The first step is to log into your Amazon AWS management console. Get your 10GB EBS volume and then launch a large instance using the ami-ebe4cf9f
AMI file (AMI stands for Amazon Machine Image), a CentOS 5.4 image file distributed by RightScale for a 64 bit architecture. You may have a different code, as I use a Europe based server.
I then attach the created volume to the instance I just started. The management console informs me that the volume has been attached on /dev/sdf
. I grab the public DNS information and connect to the server via ssh as root, using my EC2 identity.
I install the YUM packages for XFS support, by running:
yum install kmod-xfs.x86_64 xfsprogs xfsdump
I create a primary partition on /dev/sdf using fdisk and format it:
mkfs -t xfs /dev/sdf1
I then add the entry to /etc/fstab
:
/dev/sdf1 /greenplum xfs noatime 0 0
and mount the partition on the /greenplum
mount point:
mkdir /greenplum
mount /greenplum
Download Greenplum’s Quickstart guide from the download area. Grab the URL of the 64bit RedHat installation of Greenplum and download it from the EC2 server using wget
(or upload it from your computer using scp
).
Follow the instructions on the quickstart guide about preparing your system to Greenplum (in particular kernel settings and limits).

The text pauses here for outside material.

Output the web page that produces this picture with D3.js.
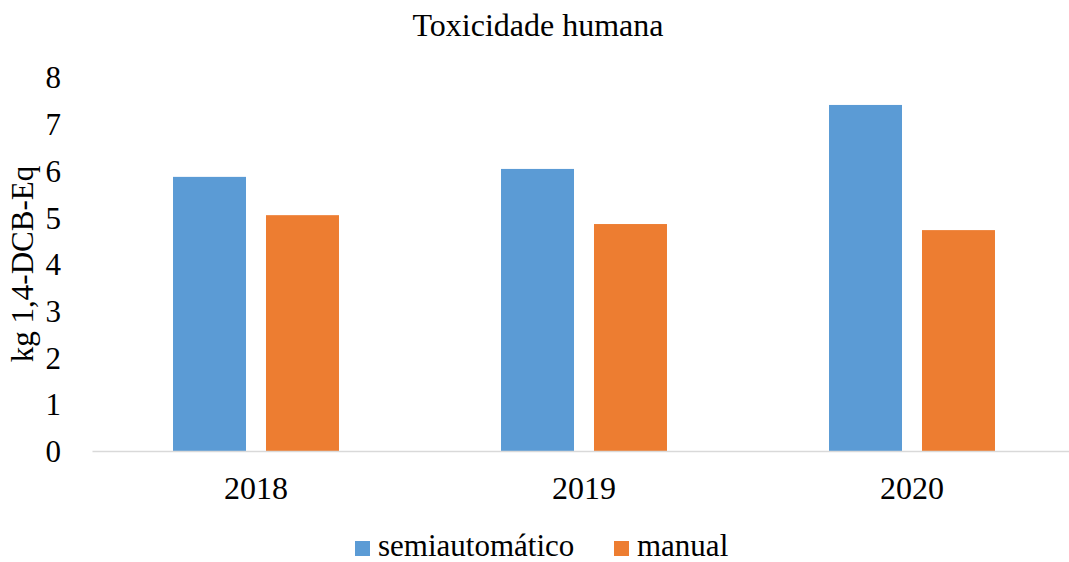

Unzip the Greenplum’s zip file and execute the .bin file. Answer yes to all the questions and Greenplum at the end of the process is installed in the /usr/local/greenplum-db
directory.
Create the gpadmin
user and set the password:
useradd gpadmin
passwd gpadmin
Prepare the data directories for the master and the segments:
mkdir -p /greenplum/master
mkdir -p /greenplum/segment1
mkdir -p /greenplum/segment2
chown -R gpadmin:gpadmin /greenplum
Become gpadmin
using the su
command and include source /usr/local/greenplum-db/greenplum_path.sh
into gpadmin’s ~/.bashrc file. Load these settings. Edit the ~/single_host_file file, add localhost
to its contents and launch:
gpssh-exkeys -f ~/single_host_file
Create the ~/gp_init_config
file with the following content:
ARRAY_NAME="Greenplum"
MACHINE_LIST_FILE=/home/gpadmin/single_host_file
SEG_PREFIX=gp
PORT_BASE=50000
declare -a DATA_DIRECTORY=(/greenplum/segment1 /greenplum/segment2)
MASTER_HOSTNAME=localhost
MASTER_DIRECTORY=/greenplum/master
MASTER_PORT=5432
ENCODING=UNICODE
Finally launch:
gpinitsystem -c ~/gp_init_config
At the end of the process, Greenplum SNE edition is installed on your Amazon’s EC2 server running CentOS 5.4. On this server you can test the solution at quite a reasonable price (I was on the server for 7 hours today and I spent only 3 dollars).
I will post a few more articles on this topic in the next few days, and hopefully I will be able to post the first benchmarks too. Enjoy!
awesome article !!
Few things you might want to clarify for the newbie:
If you are accessing AWS from windows, do the following:
Install Putty: required to make ssh connection
Install PuttyGen: to convert the AWS private key to Putty private key (.ppk key)
Install pscp: required to transfer greenplum zip file from your windows machine to linux instance created on AWS.
Install link: http://www.chiark.greenend.org.uk/~sgtatham/putty/download.html
Article to convert AWS key to putty key (required before you can fire ssh):
http://docs.amazonwebservices.com/AWSEC2/latest/DeveloperGuide/index.html?generating-a-keypair.html
Also remember to have Source(IP or Group) of 0.0.0.0/0 in ‘Security Groups’ in AWS console. (Connection method: SSH, protocol TCP, from and to port both are 22)
Command for secure copy of greenplum .zip file from your windows to linux is:
pscp -i green* [email protected]:/greenplum
I have to install the GreenPlum DB on to my personal laptop. So can you please suggest me Hardware requirement for this.